Follow-up to PR #183 (granule-level read concurrency, Closes #180 / #179), filed at espg's direction. Two items were deliberately left out of that PR; this issue captures them so they don't live only in the PR's "Questions for review". Both are gated on the fleet A/B at K∈{1,2,4,6} (issue #180 phase 3, espg-side): the per-invocation cpu_seconds telemetry that PR #183 adds is what produces the utilization data these decisions key on.

1. Dispatcher-side shard-aware K (per-shard granule_workers override)

PR #183 ships data_source.granule_workers as a config-level knob only: one K for the whole run. The spec (issue #180 phase 2) sketched the finer version:

Shard-aware K (free 80% of "shardmap-scoped workers"): the dispatcher can thread a per-shard granule_workers override into the cell event from the shardmap's granule counts — precedent: the aoi_payload per-cell extra in runner.py's _cell_work.

The worker side already accepts event-injected values (the plumbing seam exists in PR #183); nothing sets it yet. The point: shardmaps record granule counts per shard, so the dispatcher can clamp K to min(K_config, n_granules) — a 5-granule shard shouldn't spin up K=6 threads — and could go further (scale K down on the densest shards where RSS headroom at 2 GB is the binding constraint, per issue #117).

Scope sketch: runner.py _cell_work threads granule_workers into the cell event alongside aoi_payload; simplest policy first (min(K, n_granules)), anything cleverer only if the A/B shows shard heterogeneity matters. Tests: dispatcher unit test on the event payload; worker already validates event values.

Gate: worth doing at all only if the A/B lands on a default K > 1.

2. Function-size variants (different-size Lambdas) — separate, harder-gated decision

From issue #180's follow-on section, espg's criterion verbatim:

Lambda bills GB-seconds → bigger workers (vCPU ∝ memory, ~1/1769 MB, max 6) are cost-neutral whenever wall drops proportionally. Scale up only once K-in-flight work demonstrably saturates 2 vCPUs ("I don't want a 16-core lambda unless we hammer the CPUs" — espg). If shard heterogeneity warrants, function-size variants (2/4/7 GB) + dispatch routing by granule count.

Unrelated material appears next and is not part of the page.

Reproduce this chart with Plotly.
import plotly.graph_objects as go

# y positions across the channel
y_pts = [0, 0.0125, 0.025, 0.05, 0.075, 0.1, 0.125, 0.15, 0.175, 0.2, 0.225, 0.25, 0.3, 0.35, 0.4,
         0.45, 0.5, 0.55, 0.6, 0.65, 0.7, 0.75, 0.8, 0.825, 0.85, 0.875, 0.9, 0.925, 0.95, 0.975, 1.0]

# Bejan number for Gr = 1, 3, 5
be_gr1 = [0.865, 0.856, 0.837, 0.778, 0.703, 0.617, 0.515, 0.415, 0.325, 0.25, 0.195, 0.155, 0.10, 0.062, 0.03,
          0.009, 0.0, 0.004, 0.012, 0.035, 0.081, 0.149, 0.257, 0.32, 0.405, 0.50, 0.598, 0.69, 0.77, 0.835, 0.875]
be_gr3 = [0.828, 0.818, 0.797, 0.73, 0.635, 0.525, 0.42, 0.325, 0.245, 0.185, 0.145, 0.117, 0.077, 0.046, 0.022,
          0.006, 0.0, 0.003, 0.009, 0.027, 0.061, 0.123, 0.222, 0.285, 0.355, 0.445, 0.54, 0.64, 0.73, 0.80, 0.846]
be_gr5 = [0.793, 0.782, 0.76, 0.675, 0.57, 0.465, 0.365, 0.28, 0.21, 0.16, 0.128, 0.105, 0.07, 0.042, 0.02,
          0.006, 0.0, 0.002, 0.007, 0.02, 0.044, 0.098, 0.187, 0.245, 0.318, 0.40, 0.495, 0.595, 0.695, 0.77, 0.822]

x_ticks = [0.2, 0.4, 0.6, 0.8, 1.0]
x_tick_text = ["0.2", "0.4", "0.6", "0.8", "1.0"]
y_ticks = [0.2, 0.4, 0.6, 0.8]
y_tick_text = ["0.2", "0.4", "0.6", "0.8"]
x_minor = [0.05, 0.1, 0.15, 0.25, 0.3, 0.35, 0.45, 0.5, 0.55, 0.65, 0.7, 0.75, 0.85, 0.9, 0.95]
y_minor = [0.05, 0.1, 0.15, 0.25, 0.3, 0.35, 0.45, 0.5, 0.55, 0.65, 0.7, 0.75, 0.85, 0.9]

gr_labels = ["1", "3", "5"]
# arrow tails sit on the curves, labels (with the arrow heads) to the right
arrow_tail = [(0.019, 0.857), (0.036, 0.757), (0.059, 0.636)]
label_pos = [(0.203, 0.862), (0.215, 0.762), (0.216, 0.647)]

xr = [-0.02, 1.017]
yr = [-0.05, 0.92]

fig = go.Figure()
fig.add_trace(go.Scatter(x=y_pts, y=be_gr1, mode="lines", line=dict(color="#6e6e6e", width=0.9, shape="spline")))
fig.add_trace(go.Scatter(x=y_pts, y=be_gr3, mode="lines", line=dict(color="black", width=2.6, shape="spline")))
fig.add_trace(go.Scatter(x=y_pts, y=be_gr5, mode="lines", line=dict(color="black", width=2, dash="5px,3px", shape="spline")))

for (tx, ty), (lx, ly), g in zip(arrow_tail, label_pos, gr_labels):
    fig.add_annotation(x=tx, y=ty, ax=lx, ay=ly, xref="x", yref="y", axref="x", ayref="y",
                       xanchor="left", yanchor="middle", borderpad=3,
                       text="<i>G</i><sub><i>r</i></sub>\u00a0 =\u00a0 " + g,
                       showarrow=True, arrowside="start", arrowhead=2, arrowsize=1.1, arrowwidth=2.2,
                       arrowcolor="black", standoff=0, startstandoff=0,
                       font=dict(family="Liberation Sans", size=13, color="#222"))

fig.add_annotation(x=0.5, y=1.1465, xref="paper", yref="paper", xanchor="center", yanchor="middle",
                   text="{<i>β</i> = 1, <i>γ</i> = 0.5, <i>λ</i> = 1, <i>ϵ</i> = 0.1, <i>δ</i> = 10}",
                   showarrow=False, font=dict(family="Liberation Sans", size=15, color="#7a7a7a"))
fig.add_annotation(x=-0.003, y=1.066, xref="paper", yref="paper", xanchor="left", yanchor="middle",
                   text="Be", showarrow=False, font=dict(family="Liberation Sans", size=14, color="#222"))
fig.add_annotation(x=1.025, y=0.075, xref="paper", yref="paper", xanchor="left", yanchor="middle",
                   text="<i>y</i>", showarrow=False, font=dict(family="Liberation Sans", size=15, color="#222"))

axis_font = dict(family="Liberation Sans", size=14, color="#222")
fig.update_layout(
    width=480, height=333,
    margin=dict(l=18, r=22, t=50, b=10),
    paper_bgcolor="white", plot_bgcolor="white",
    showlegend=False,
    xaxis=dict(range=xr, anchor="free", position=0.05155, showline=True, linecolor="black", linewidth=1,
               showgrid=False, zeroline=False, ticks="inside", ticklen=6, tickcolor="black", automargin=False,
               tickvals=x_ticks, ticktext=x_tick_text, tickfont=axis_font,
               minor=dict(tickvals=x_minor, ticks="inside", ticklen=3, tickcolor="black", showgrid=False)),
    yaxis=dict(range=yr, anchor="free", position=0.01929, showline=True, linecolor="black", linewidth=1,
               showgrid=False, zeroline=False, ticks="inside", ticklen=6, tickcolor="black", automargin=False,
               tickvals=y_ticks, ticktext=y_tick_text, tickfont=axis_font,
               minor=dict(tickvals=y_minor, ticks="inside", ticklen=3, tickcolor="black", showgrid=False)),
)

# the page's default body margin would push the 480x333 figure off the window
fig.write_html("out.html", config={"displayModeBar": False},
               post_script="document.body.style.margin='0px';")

Decision tree from the A/B's cpu_seconds/wall/RSS data:

  1. Wall keeps dropping with K, utilization stays low (latency-bound reads) → raise K, keep 2 GB, close this item as not-needed.
  2. RSS caps K before CPU does (memory-bound; K multiplies in-flight granule footprint ~20–40 MB decoded + digest state, and dense shards are already marginal at 2 GB per Order-10 single-shard processing OOMs at 2 GB (gain_bias) — 2 GB is marginal for order-10 #117) → one probe run at 3–4 GB: the memory bump buys K headroom and vCPU roughly for free if wall follows.
  3. Utilization approaches the vCPU count (CPU-bound decode/aggregation) → the real design discussion: 2/4/7 GB function variants + dispatch routing by granule count (which composes with item 1 — the same shardmap granule counts drive both the K override and the size routing).

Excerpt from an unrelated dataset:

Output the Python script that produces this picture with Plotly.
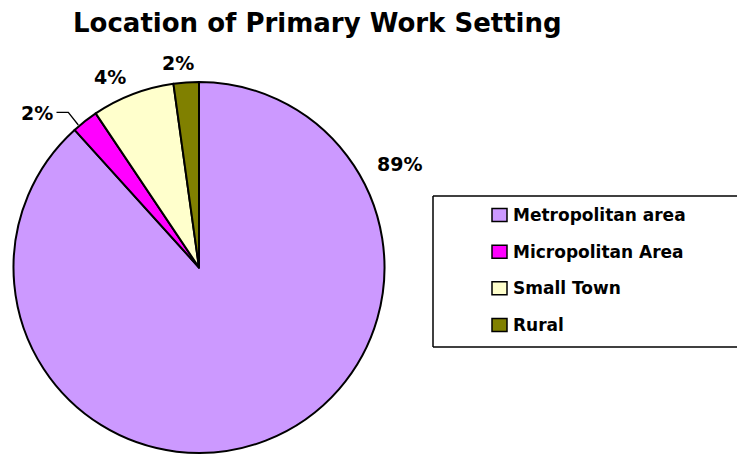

Gate: hard-gated on the A/B utilization data crossing the hammer-the-CPUs bar; do not start this on speculation. Touches deployment/aws/template.yaml (new function resources) — per repo convention that work needs an issue naming it, which this issue does, but the CloudFormation/deploy execution stays espg-side.

Refs

(Left unlabeled for espg to triage — add plan/implement when the A/B data is in.)